In a significant sign that there is indeed still life in the IP networking market, Cisco Systems Inc. (Nasdaq: CSCO) today announced its first official Baby Bell contract (see Cisco Wins SBC Backbone). SBC Communications Inc. (NYSE: SBC) says it plans to use Cisco’s GSR 12000 core IP routers to expand its high-speed national data network.

Cisco's announcement confirmed what many analysts had already believed (see Cisco: We're in RBOC 'Lovefests'). As a result, it didn’t seem to have much impact on the company’s stock price, which sank $0.49 (3.37%) to $14.03. Details regarding the size and duration of the contract were not given.

Even though there has been whispering of the Cisco/SBC deal for many months, it's still a significant contract win, in light of the fact that Cisco is trying to work deeper into regional Bell operating company (RBOC) territory.

RBOCs, the only telecom carriers still spending meaningfully, are seen as the sugar daddies of the industry for the next few years. And because they've been slow to move into data services and IP networks in general, there's still room for growth. Some of them have already been announcing their strategies for expansion, which all seem to include elements of IP routing. Verizon Communications Inc. (NYSE: VZ) announced its strategy early last month (see Verizon Does Enterprise Data); SBC announced its strategy last week.

The other important aspect of the SBC announcement is that Cisco will be the exclusive provider of core IP routing gear, according to a company spokesperson. Juniper Networks Inc. (Nasdaq: JNPR), Cisco’s routing rival, just announced a new incumbent carrier strategy yesterday (see Juniper Targets Carrier Services). Analysts have speculated for months that most of these contracts would be dual-sourced. That would be good news for both Cisco and Juniper, the two dominant IP routing vendors. But this exclusive contract indicates that Juniper could have a tougher time winning deals.

With Cisco’s announcement today, each company has one announced RBOC win under its belt. Juniper announced BellSouth Corp. (NYSE: BLS) as a customer last quarter (see Juniper's Good News Fails to Impress).

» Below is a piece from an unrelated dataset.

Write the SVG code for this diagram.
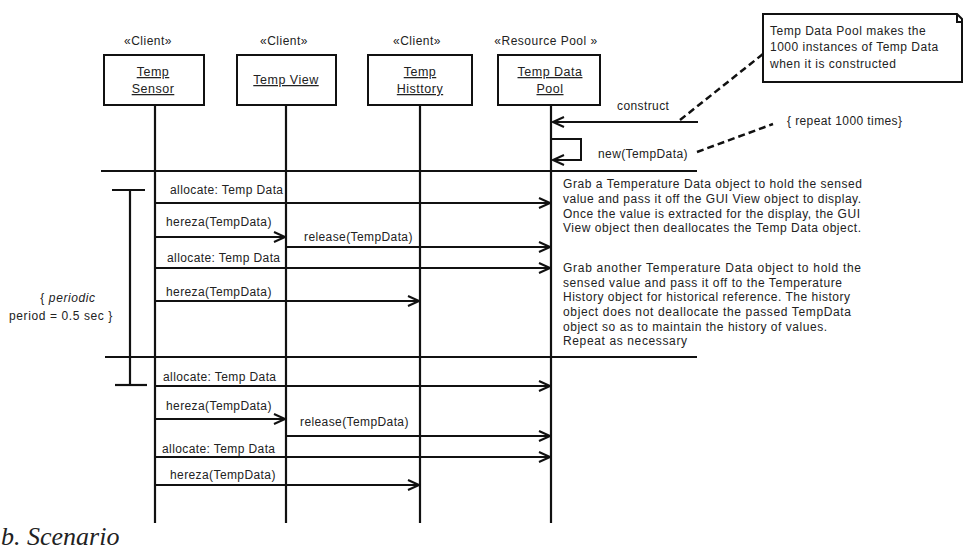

Verizon, the largest regional Bell operator in the U.S., is likely next on the hit-list for either company. Juniper is favored as the potential provider for edge routers in the Verizon network (see Juniper Still Working Verizon Deal), but Cisco is also seen getting a piece of this action (see Verizon Talk Stokes Stocks).

As for the immediate impact of the SBC contract, some analysts are skeptical that it will amount to much.

“We believe SBC will be using existing network capacity for in-region lines and only be adding new network capacity and new routers on a ‘success based’ basis on lines sold out of their region,” writes Steve Kamman, an analyst with CIBC World Markets, in an investment note this morning. “As such, new router sales growth will likely be gradual as SBC ramps up sales.”

Even so, Cisco’s win signifies a victory for IP routing in general, as it validates that even conservative incumbent carriers are shifting from legacy Frame Relay and ATM technologies to IP and MPLS. In the long run, this could benefit Juniper as well as Cisco over legacy equipment providers like Lucent Technologies Inc. (NYSE: LU) and Nortel Networks Corp. (NYSE/Toronto: NT).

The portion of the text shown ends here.